Although it appears that Amazon is the target of Ursula K. Le Guin’s criticism in this opinion piece, her real target is capitalism itself. Le Guin’s argument is pretty weak, and those readers who have commented on it do a good job of pointing out its flaws. Of particular interest to me were the remarks of Bill Peschel, who recalls that authors like Marie Corelli and Hall Caine–complete unknowns now–dominated the publishing industry in Britain in the late nineteenth century. In not one of his finer moments, Nathaniel Hawthorne referred to their American counterparts as “the dammed lot of scribbling women” that were making it difficult for those with genuine talent to make a living.
‘Twas ever thus. Talented people have always found it difficult to make a living because they challenge the notion of “easy” and the existence of the lazy. On the larger scale of the corporate world, Amazon is not the first entity in the publishing industry to threaten its competitors. Long before the Internet existed, big houses were trying to put little publishing houses out of business–sometimes successfully, and sometimes not. Those big publishing houses–Random House, Knopf–set the rules by which Amazon plays today. It is true that the behemoth Jeff Bezos created plays rough, but it is also true that his passion for books, old and new, has kept available many extraordinarily fine books that can be found nowhere else, and has enabled many first-time authors to gain a foothold in the publishing world.
Le Guin is correct that many of the books on the BS lists are garbage. I’ve said that myself before in this space, and that’s why Books Here And There doesn’t often mention any of those books. Amazon did not invent the best-seller list, however. New York publishers did, and those publishers continue to manipulate it to their own ends. Amazon may do some of its own manipulation, but all of us are still free to make our own judgments about that manipulation. We are still free to buy or not buy from Amazon or any other outlet. The largest online retailer still offers, freely and honestly, millions of other books beyond the best-sellers at reasonable prices. Ms. Le Guin goes much too far when she concludes that any purchase made from Amazon is a vote for a culture without content or contentment. On the contrary, content and contentment may be found when and where they have always been found: after our willingness to search for them–not in one place alone, but in many: in obscure bookshops, in conversations over coffee with friends, in the gardens and fields we’ve discovered on vacations or in private walks we’ve taken.
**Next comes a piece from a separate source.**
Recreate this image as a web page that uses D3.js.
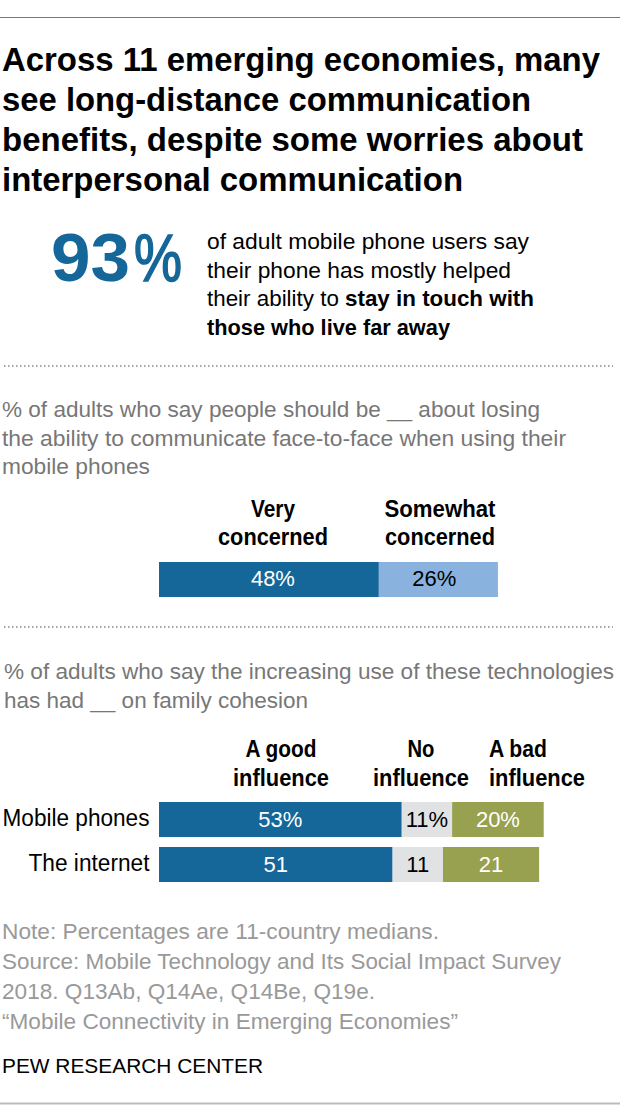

Content–reading matter–cannot be given to us or force-fed to us. Neither can contentment. We must find both of them ourselves after diligent searching and living, and with a willingness to add what we’ve found to the patterns of own lives.
[Postscript, 12:00 p.m., June 3, 2015]: A tangential point, if I may, in regard to the problem of the “garbage” of the modern best-seller lists and the “schlock” of the nineteenth century: we need it. Not the garbage, of course. The world is not bettered by the ghost-written campaign tome of Rep. Arnold Thudpucker (D-Michigan), but it might be bettered by the tolerable prose we discover in Patricia Cornwell’s detective thriller Predator because we can use that prose as a standard by which to judge better work (including better work by Cornwell herself) when we see it. We need the middling works because it is those works which help to define what excellence is; but even more than that, the middling works often say, simply and clearly, what the great works cannot or will not say, because their aims–either accidentally or deliberately–are higher. You’ll find just as much truth about the human heart in Adam Sternbergh’s Shovel Ready as you will in Jane Smiley’s A Thousand Acres, but we value Smiley’s work more because her scope was larger and she achieved most of her aims in the book. Chances are, though, we aren’t going to know how good Smiley’s work is unless we’ve read a lesser work first. A lesser work, however, is not one without value. Sternbergh was writing the very best book of which he was capable; only a fool or Rep. Thudpucker says to himself, “Today, I will write a bad book and foist it upon an unsuspecting public.” No, Sternbergh and hundreds of other writers are doing their best. They are adding to the great Stream of Words; and often, a drink from the fountain of prose they offer is just as refreshing as any you’d find this side of paradise.